-- BEGIN --

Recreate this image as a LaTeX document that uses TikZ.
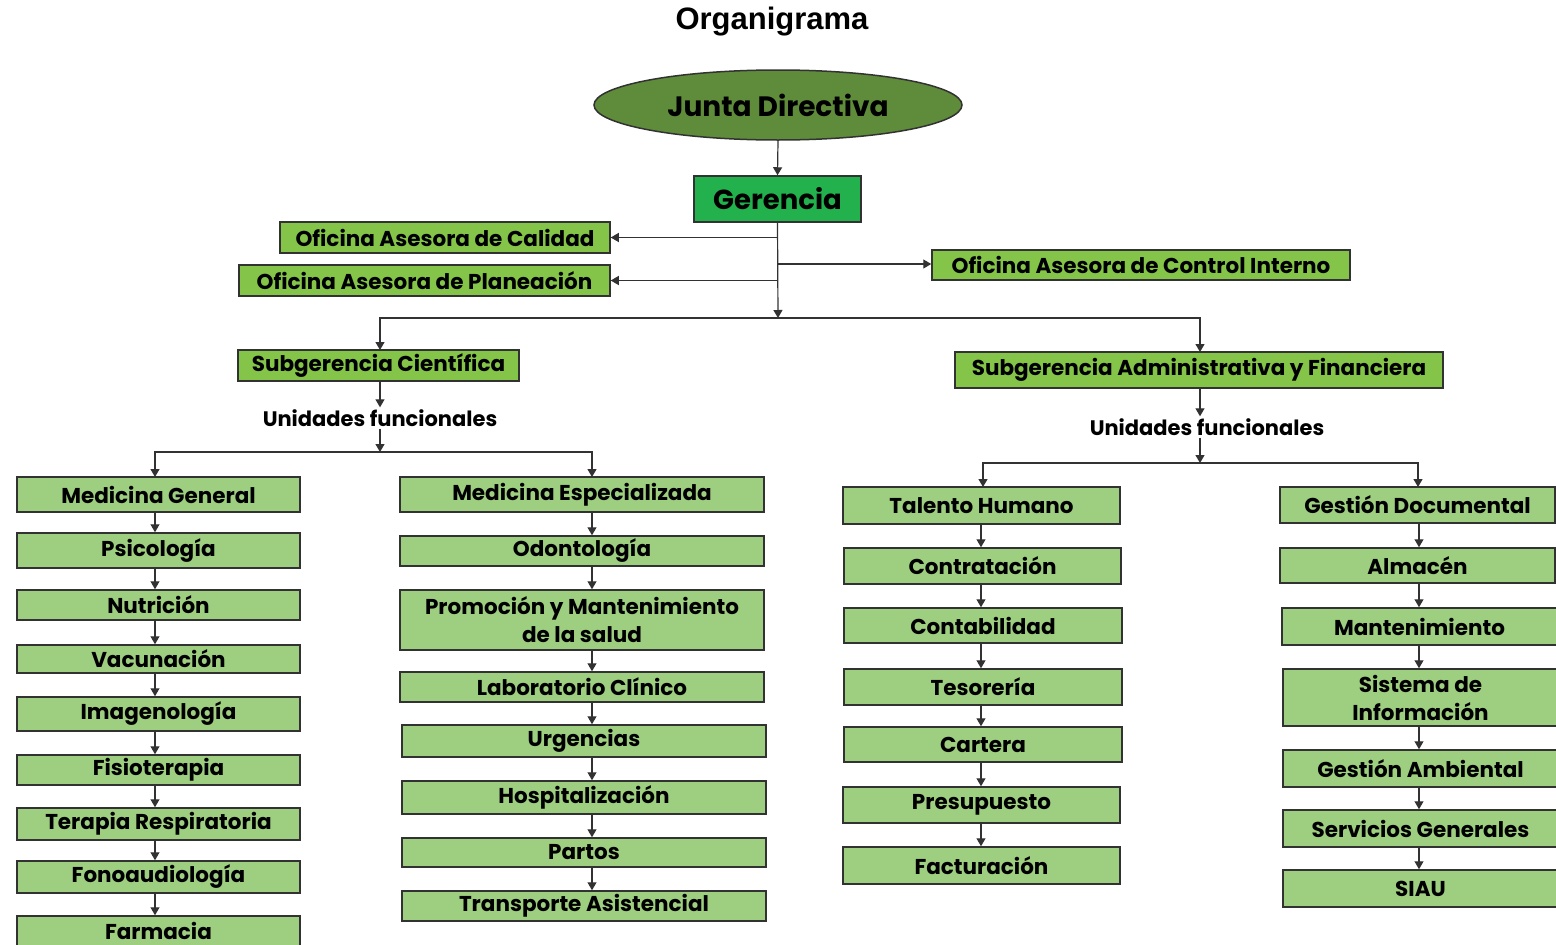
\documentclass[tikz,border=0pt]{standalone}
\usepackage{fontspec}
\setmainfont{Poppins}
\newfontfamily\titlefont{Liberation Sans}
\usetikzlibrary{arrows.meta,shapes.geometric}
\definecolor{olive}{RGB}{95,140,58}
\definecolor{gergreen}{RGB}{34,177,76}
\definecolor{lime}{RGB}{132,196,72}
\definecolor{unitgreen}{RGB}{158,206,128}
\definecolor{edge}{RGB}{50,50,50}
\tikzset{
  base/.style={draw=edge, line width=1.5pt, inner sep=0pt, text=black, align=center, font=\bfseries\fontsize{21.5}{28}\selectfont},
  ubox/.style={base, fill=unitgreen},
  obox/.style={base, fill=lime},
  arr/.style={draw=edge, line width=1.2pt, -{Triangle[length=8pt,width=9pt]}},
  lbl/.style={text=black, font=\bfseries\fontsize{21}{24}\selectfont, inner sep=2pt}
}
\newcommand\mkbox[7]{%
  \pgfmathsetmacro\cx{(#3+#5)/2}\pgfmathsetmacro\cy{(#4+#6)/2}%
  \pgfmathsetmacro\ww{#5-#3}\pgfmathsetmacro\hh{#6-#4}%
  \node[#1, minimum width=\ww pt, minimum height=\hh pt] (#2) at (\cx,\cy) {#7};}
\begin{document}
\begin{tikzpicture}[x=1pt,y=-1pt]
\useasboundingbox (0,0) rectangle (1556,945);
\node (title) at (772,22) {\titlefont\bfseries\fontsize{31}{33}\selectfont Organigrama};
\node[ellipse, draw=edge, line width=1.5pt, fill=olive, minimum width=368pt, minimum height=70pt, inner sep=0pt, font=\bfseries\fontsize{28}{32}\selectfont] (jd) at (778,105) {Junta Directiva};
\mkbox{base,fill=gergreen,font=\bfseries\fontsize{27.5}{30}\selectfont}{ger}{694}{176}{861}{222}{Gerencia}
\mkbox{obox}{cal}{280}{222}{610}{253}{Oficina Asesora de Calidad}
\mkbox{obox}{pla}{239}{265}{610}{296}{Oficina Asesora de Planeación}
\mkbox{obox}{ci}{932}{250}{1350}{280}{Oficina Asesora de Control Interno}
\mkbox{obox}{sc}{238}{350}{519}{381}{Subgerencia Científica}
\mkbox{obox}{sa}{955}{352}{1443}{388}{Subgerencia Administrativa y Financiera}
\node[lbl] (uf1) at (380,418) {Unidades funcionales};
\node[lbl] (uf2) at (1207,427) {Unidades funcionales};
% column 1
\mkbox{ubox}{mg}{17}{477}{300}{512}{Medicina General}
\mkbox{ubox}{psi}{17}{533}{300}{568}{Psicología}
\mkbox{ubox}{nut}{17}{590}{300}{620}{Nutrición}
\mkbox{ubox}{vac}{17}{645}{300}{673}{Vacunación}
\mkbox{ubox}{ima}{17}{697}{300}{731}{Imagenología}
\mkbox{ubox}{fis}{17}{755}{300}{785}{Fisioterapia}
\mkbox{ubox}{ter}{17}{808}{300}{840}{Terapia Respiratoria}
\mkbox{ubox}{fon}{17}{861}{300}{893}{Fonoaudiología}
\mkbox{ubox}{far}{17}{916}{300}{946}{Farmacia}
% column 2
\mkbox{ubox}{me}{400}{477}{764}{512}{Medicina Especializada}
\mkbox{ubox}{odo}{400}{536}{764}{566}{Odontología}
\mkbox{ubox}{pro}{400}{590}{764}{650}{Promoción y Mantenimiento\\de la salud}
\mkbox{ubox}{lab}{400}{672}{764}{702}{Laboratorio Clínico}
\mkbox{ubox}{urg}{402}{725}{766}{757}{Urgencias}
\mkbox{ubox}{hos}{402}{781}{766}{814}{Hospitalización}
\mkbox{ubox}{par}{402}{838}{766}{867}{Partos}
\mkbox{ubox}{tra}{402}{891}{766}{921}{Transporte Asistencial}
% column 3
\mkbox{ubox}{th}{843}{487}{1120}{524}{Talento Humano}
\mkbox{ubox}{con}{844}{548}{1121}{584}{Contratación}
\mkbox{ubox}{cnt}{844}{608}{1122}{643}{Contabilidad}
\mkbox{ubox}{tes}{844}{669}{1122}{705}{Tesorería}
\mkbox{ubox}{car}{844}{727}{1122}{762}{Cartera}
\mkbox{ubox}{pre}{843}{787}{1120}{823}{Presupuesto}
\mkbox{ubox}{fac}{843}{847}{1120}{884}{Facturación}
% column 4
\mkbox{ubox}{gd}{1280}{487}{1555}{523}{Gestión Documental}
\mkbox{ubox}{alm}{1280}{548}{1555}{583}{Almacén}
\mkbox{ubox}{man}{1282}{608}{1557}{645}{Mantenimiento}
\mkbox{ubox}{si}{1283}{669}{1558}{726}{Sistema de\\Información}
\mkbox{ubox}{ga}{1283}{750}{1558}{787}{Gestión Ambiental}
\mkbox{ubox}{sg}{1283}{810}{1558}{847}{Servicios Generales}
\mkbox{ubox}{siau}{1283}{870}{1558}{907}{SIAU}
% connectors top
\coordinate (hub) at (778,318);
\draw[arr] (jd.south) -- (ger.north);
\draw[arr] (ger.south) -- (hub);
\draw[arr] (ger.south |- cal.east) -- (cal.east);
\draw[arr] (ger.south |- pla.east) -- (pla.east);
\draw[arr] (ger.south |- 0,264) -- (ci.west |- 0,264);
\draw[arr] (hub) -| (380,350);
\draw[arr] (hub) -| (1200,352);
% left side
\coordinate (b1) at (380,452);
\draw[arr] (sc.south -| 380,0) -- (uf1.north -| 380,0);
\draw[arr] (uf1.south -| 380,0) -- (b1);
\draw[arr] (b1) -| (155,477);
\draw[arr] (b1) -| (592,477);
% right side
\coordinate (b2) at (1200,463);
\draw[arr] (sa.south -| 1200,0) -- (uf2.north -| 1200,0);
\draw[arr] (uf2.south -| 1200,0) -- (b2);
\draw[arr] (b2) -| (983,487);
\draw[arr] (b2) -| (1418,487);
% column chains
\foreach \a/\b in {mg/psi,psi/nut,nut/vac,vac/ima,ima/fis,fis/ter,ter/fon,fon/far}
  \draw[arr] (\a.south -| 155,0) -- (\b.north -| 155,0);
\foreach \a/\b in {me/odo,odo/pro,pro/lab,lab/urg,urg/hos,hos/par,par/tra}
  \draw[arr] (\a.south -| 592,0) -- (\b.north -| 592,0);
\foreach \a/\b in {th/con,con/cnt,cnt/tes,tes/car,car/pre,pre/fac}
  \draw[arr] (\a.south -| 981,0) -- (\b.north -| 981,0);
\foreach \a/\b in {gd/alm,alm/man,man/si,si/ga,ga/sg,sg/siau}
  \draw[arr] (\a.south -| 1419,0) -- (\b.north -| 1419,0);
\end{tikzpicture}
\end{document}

-- END --

Task:
Set the listing down in full and exactly. Pictures within it should not appear in the copy.

Right answer:
Recreate this image as a LaTeX document that uses TikZ.
\documentclass[tikz,border=0pt]{standalone}
\usepackage{fontspec}
\setmainfont{Poppins}
\newfontfamily\titlefont{Liberation Sans}
\usetikzlibrary{arrows.meta,shapes.geometric}
\definecolor{olive}{RGB}{95,140,58}
\definecolor{gergreen}{RGB}{34,177,76}
\definecolor{lime}{RGB}{132,196,72}
\definecolor{unitgreen}{RGB}{158,206,128}
\definecolor{edge}{RGB}{50,50,50}
\tikzset{
  base/.style={draw=edge, line width=1.5pt, inner sep=0pt, text=black, align=center, font=\bfseries\fontsize{21.5}{28}\selectfont},
  ubox/.style={base, fill=unitgreen},
  obox/.style={base, fill=lime},
  arr/.style={draw=edge, line width=1.2pt, -{Triangle[length=8pt,width=9pt]}},
  lbl/.style={text=black, font=\bfseries\fontsize{21}{24}\selectfont, inner sep=2pt}
}
\newcommand\mkbox[7]{%
  \pgfmathsetmacro\cx{(#3+#5)/2}\pgfmathsetmacro\cy{(#4+#6)/2}%
  \pgfmathsetmacro\ww{#5-#3}\pgfmathsetmacro\hh{#6-#4}%
  \node[#1, minimum width=\ww pt, minimum height=\hh pt] (#2) at (\cx,\cy) {#7};}
\begin{document}
\begin{tikzpicture}[x=1pt,y=-1pt]
\useasboundingbox (0,0) rectangle (1556,945);
\node (title) at (772,22) {\titlefont\bfseries\fontsize{31}{33}\selectfont Organigrama};
\node[ellipse, draw=edge, line width=1.5pt, fill=olive, minimum width=368pt, minimum height=70pt, inner sep=0pt, font=\bfseries\fontsize{28}{32}\selectfont] (jd) at (778,105) {Junta Directiva};
\mkbox{base,fill=gergreen,font=\bfseries\fontsize{27.5}{30}\selectfont}{ger}{694}{176}{861}{222}{Gerencia}
\mkbox{obox}{cal}{280}{222}{610}{253}{Oficina Asesora de Calidad}
\mkbox{obox}{pla}{239}{265}{610}{296}{Oficina Asesora de Planeación}
\mkbox{obox}{ci}{932}{250}{1350}{280}{Oficina Asesora de Control Interno}
\mkbox{obox}{sc}{238}{350}{519}{381}{Subgerencia Científica}
\mkbox{obox}{sa}{955}{352}{1443}{388}{Subgerencia Administrativa y Financiera}
\node[lbl] (uf1) at (380,418) {Unidades funcionales};
\node[lbl] (uf2) at (1207,427) {Unidades funcionales};
% column 1
\mkbox{ubox}{mg}{17}{477}{300}{512}{Medicina General}
\mkbox{ubox}{psi}{17}{533}{300}{568}{Psicología}
\mkbox{ubox}{nut}{17}{590}{300}{620}{Nutrición}
\mkbox{ubox}{vac}{17}{645}{300}{673}{Vacunación}
\mkbox{ubox}{ima}{17}{697}{300}{731}{Imagenología}
\mkbox{ubox}{fis}{17}{755}{300}{785}{Fisioterapia}
\mkbox{ubox}{ter}{17}{808}{300}{840}{Terapia Respiratoria}
\mkbox{ubox}{fon}{17}{861}{300}{893}{Fonoaudiología}
\mkbox{ubox}{far}{17}{916}{300}{946}{Farmacia}
% column 2
\mkbox{ubox}{me}{400}{477}{764}{512}{Medicina Especializada}
\mkbox{ubox}{odo}{400}{536}{764}{566}{Odontología}
\mkbox{ubox}{pro}{400}{590}{764}{650}{Promoción y Mantenimiento\\de la salud}
\mkbox{ubox}{lab}{400}{672}{764}{702}{Laboratorio Clínico}
\mkbox{ubox}{urg}{402}{725}{766}{757}{Urgencias}
\mkbox{ubox}{hos}{402}{781}{766}{814}{Hospitalización}
\mkbox{ubox}{par}{402}{838}{766}{867}{Partos}
\mkbox{ubox}{tra}{402}{891}{766}{921}{Transporte Asistencial}
% column 3
\mkbox{ubox}{th}{843}{487}{1120}{524}{Talento Humano}
\mkbox{ubox}{con}{844}{548}{1121}{584}{Contratación}
\mkbox{ubox}{cnt}{844}{608}{1122}{643}{Contabilidad}
\mkbox{ubox}{tes}{844}{669}{1122}{705}{Tesorería}
\mkbox{ubox}{car}{844}{727}{1122}{762}{Cartera}
\mkbox{ubox}{pre}{843}{787}{1120}{823}{Presupuesto}
\mkbox{ubox}{fac}{843}{847}{1120}{884}{Facturación}
% column 4
\mkbox{ubox}{gd}{1280}{487}{1555}{523}{Gestión Documental}
\mkbox{ubox}{alm}{1280}{548}{1555}{583}{Almacén}
\mkbox{ubox}{man}{1282}{608}{1557}{645}{Mantenimiento}
\mkbox{ubox}{si}{1283}{669}{1558}{726}{Sistema de\\Información}
\mkbox{ubox}{ga}{1283}{750}{1558}{787}{Gestión Ambiental}
\mkbox{ubox}{sg}{1283}{810}{1558}{847}{Servicios Generales}
\mkbox{ubox}{siau}{1283}{870}{1558}{907}{SIAU}
% connectors top
\coordinate (hub) at (778,318);
\draw[arr] (jd.south) -- (ger.north);
\draw[arr] (ger.south) -- (hub);
\draw[arr] (ger.south |- cal.east) -- (cal.east);
\draw[arr] (ger.south |- pla.east) -- (pla.east);
\draw[arr] (ger.south |- 0,264) -- (ci.west |- 0,264);
\draw[arr] (hub) -| (380,350);
\draw[arr] (hub) -| (1200,352);
% left side
\coordinate (b1) at (380,452);
\draw[arr] (sc.south -| 380,0) -- (uf1.north -| 380,0);
\draw[arr] (uf1.south -| 380,0) -- (b1);
\draw[arr] (b1) -| (155,477);
\draw[arr] (b1) -| (592,477);
% right side
\coordinate (b2) at (1200,463);
\draw[arr] (sa.south -| 1200,0) -- (uf2.north -| 1200,0);
\draw[arr] (uf2.south -| 1200,0) -- (b2);
\draw[arr] (b2) -| (983,487);
\draw[arr] (b2) -| (1418,487);
% column chains
\foreach \a/\b in {mg/psi,psi/nut,nut/vac,vac/ima,ima/fis,fis/ter,ter/fon,fon/far}
  \draw[arr] (\a.south -| 155,0) -- (\b.north -| 155,0);
\foreach \a/\b in {me/odo,odo/pro,pro/lab,lab/urg,urg/hos,hos/par,par/tra}
  \draw[arr] (\a.south -| 592,0) -- (\b.north -| 592,0);
\foreach \a/\b in {th/con,con/cnt,cnt/tes,tes/car,car/pre,pre/fac}
  \draw[arr] (\a.south -| 981,0) -- (\b.north -| 981,0);
\foreach \a/\b in {gd/alm,alm/man,man/si,si/ga,ga/sg,sg/siau}
  \draw[arr] (\a.south -| 1419,0) -- (\b.north -| 1419,0);
\end{tikzpicture}
\end{document}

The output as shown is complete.